- **Data records**:
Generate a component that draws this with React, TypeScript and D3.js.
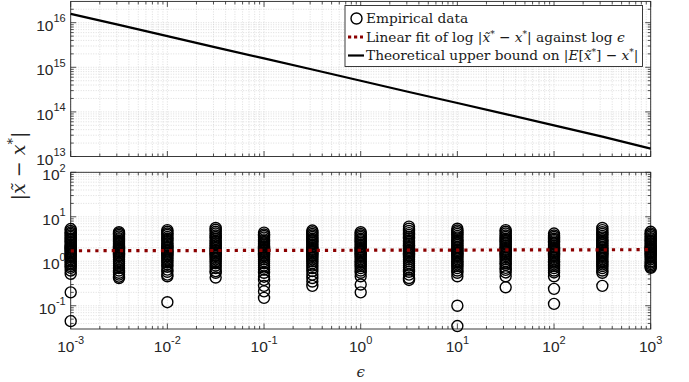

---

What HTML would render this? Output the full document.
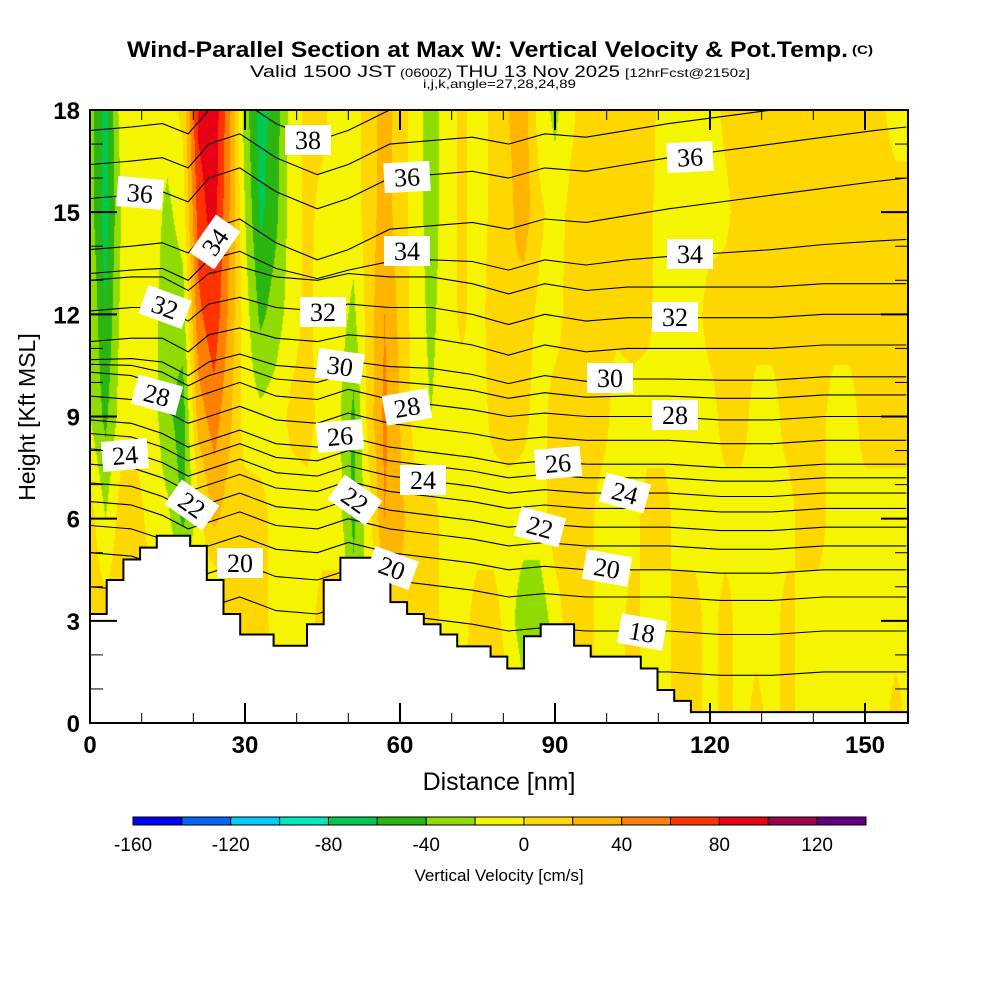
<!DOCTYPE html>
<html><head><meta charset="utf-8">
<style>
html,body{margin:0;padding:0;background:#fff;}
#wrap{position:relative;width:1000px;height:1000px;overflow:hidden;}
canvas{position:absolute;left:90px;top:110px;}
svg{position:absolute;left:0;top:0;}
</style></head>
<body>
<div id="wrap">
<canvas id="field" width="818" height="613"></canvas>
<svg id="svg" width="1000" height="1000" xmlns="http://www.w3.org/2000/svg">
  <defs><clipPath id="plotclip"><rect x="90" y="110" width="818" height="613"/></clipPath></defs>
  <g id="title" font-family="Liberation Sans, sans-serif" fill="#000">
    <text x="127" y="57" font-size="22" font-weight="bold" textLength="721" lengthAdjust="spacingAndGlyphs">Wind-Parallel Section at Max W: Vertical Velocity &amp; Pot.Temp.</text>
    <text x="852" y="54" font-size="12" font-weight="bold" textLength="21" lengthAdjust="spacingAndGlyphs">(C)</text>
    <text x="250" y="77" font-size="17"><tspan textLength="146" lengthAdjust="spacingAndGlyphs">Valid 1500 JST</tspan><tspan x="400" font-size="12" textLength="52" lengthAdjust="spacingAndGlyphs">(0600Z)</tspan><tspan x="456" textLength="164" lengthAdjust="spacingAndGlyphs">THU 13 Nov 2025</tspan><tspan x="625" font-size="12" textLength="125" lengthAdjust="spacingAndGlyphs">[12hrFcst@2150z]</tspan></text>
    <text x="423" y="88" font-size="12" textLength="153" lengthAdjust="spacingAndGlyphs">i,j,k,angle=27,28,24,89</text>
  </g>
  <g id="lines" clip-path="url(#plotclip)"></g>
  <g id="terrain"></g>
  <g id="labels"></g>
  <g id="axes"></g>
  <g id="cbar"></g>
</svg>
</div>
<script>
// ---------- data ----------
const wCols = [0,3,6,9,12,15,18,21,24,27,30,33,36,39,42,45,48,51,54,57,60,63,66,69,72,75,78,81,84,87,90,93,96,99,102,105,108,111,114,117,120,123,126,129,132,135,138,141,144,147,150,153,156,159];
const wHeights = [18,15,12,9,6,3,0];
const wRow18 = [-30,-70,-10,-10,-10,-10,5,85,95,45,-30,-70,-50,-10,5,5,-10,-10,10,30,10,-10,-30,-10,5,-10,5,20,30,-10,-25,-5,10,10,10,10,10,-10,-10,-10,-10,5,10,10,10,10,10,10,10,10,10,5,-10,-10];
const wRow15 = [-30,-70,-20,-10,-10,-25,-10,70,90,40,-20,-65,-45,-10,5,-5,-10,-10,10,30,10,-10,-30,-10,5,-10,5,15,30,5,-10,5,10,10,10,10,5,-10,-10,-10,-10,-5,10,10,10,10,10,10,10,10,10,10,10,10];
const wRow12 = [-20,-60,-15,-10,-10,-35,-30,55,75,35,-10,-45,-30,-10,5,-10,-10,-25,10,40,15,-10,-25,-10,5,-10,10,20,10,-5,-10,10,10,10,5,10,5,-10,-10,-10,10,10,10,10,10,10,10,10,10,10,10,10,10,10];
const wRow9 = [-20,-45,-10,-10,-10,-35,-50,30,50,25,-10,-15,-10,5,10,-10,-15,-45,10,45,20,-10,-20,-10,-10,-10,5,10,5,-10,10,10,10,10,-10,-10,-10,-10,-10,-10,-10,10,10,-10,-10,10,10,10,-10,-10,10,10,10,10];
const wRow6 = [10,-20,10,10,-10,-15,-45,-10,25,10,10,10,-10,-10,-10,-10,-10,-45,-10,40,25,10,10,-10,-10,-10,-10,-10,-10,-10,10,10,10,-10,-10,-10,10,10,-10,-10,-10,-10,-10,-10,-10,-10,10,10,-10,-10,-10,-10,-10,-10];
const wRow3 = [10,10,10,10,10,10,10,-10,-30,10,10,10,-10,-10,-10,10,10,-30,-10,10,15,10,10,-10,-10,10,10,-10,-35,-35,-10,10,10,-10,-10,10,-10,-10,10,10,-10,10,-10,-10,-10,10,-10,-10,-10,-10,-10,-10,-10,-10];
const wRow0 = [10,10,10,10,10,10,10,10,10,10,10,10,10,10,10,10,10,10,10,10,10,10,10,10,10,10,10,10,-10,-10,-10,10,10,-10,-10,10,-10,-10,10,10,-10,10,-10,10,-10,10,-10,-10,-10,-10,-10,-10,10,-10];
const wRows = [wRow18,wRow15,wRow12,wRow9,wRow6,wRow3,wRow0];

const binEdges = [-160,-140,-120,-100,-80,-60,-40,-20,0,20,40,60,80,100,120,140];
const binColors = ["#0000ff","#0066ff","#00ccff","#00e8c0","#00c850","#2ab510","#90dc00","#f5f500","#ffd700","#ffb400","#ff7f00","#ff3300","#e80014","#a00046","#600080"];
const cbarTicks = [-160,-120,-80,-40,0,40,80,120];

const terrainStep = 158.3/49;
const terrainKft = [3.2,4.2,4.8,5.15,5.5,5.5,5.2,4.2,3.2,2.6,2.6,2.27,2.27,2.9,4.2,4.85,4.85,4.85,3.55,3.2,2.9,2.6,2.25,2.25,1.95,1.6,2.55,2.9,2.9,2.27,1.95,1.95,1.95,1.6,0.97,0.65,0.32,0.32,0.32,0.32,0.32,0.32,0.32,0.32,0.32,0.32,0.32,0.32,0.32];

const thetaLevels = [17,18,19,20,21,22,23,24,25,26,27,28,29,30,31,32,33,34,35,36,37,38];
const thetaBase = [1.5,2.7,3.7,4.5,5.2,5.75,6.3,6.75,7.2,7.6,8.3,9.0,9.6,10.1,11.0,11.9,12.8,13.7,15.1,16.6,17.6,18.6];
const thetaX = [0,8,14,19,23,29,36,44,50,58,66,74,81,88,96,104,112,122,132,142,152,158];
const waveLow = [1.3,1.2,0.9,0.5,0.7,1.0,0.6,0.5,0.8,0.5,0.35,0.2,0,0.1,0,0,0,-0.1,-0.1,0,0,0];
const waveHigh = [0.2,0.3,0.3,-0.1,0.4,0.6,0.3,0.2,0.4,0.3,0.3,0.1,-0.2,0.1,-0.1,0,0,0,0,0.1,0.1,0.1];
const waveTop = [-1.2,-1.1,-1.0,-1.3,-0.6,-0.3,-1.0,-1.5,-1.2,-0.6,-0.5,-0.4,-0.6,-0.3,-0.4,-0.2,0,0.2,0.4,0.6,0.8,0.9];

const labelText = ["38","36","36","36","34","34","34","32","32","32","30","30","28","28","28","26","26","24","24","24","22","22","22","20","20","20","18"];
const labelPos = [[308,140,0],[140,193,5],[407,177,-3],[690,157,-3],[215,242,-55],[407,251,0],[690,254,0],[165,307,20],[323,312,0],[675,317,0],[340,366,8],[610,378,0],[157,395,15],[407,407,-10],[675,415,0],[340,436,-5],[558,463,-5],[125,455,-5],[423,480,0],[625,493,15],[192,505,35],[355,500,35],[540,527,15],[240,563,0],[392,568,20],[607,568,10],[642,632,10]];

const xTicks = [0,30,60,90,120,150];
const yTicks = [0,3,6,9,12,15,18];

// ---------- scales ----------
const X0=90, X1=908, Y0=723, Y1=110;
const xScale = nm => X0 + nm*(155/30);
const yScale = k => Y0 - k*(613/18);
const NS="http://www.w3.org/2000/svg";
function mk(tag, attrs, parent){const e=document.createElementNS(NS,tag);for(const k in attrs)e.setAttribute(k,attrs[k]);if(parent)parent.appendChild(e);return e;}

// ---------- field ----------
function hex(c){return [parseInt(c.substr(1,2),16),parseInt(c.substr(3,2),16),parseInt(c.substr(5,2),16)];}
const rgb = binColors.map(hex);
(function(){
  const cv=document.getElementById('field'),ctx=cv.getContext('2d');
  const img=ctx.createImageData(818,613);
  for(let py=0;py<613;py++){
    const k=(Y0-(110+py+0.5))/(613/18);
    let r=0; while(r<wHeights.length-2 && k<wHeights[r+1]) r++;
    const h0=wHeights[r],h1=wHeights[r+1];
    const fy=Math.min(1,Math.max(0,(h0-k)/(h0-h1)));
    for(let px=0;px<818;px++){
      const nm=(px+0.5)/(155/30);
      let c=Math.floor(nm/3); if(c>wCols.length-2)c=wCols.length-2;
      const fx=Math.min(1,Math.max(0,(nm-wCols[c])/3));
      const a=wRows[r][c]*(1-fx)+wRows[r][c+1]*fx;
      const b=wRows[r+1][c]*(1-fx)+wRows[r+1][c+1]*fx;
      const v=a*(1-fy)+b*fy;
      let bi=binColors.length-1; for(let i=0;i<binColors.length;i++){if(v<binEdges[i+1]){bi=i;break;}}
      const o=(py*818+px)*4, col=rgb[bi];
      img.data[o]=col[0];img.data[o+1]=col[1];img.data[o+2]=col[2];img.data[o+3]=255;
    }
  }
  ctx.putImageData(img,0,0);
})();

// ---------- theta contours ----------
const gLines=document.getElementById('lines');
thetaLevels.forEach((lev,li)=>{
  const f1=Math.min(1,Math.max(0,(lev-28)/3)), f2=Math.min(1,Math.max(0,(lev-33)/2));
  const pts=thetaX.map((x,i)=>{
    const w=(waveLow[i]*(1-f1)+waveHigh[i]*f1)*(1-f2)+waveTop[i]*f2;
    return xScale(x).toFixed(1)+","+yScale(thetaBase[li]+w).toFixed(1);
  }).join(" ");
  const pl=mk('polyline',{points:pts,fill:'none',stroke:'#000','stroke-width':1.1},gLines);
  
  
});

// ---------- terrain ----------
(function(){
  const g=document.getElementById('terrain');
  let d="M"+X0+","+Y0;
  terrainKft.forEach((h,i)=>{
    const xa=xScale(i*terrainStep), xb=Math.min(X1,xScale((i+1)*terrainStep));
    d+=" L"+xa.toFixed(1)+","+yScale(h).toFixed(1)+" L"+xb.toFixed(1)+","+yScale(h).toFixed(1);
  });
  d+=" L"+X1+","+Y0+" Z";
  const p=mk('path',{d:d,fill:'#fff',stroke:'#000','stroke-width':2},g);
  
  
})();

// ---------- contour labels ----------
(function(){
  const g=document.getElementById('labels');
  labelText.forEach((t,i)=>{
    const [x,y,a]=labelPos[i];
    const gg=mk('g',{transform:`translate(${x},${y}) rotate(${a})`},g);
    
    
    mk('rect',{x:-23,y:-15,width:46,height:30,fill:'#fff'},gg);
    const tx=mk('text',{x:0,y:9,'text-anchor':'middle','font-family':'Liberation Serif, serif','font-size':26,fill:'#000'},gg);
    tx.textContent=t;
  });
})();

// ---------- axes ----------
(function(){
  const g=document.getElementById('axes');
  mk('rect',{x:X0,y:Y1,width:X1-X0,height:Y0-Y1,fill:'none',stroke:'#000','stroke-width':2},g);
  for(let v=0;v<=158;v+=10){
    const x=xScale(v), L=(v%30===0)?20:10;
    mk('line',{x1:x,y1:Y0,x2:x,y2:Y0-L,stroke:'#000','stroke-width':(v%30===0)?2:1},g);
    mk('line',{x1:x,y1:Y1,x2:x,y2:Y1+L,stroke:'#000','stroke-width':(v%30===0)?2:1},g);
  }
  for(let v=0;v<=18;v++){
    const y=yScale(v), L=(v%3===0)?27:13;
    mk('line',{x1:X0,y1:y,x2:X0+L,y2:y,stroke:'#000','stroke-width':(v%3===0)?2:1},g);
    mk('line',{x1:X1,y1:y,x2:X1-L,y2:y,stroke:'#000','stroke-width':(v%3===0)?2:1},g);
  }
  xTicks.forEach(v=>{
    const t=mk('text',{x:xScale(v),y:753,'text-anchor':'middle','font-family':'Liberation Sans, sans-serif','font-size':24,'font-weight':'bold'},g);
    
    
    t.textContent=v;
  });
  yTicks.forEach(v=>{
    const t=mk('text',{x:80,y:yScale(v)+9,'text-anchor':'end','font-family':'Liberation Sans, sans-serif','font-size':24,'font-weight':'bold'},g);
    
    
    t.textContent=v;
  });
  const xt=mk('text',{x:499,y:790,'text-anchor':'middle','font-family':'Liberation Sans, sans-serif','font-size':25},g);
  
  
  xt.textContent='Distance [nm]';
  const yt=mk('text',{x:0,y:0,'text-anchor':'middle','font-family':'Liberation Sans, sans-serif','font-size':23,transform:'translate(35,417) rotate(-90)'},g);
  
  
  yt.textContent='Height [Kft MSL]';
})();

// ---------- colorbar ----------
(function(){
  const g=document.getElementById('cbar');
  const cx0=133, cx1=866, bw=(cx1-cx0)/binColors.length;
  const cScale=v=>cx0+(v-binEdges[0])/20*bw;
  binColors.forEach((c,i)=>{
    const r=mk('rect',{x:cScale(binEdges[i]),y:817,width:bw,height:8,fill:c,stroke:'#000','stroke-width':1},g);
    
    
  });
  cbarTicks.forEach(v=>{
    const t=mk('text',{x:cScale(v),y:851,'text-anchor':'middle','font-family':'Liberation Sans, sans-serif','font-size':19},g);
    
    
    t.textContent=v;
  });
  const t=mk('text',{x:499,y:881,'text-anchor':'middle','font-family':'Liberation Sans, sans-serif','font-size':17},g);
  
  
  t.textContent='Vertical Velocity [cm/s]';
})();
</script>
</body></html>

- **Task objective**:
Lines from the records above that hold "document" are the ones to list.

- **Solution for this task**:
What HTML would render this? Output the full document.
function mk(tag, attrs, parent){const e=document.createElementNS(NS,tag);for(const k in attrs)e.setAttribute(k,attrs[k]);if(parent)parent.appendChild(e);return e;}
  const cv=document.getElementById('field'),ctx=cv.getContext('2d');
const gLines=document.getElementById('lines');
  const g=document.getElementById('terrain');
  const g=document.getElementById('labels');
  const g=document.getElementById('axes');
  const g=document.getElementById('cbar');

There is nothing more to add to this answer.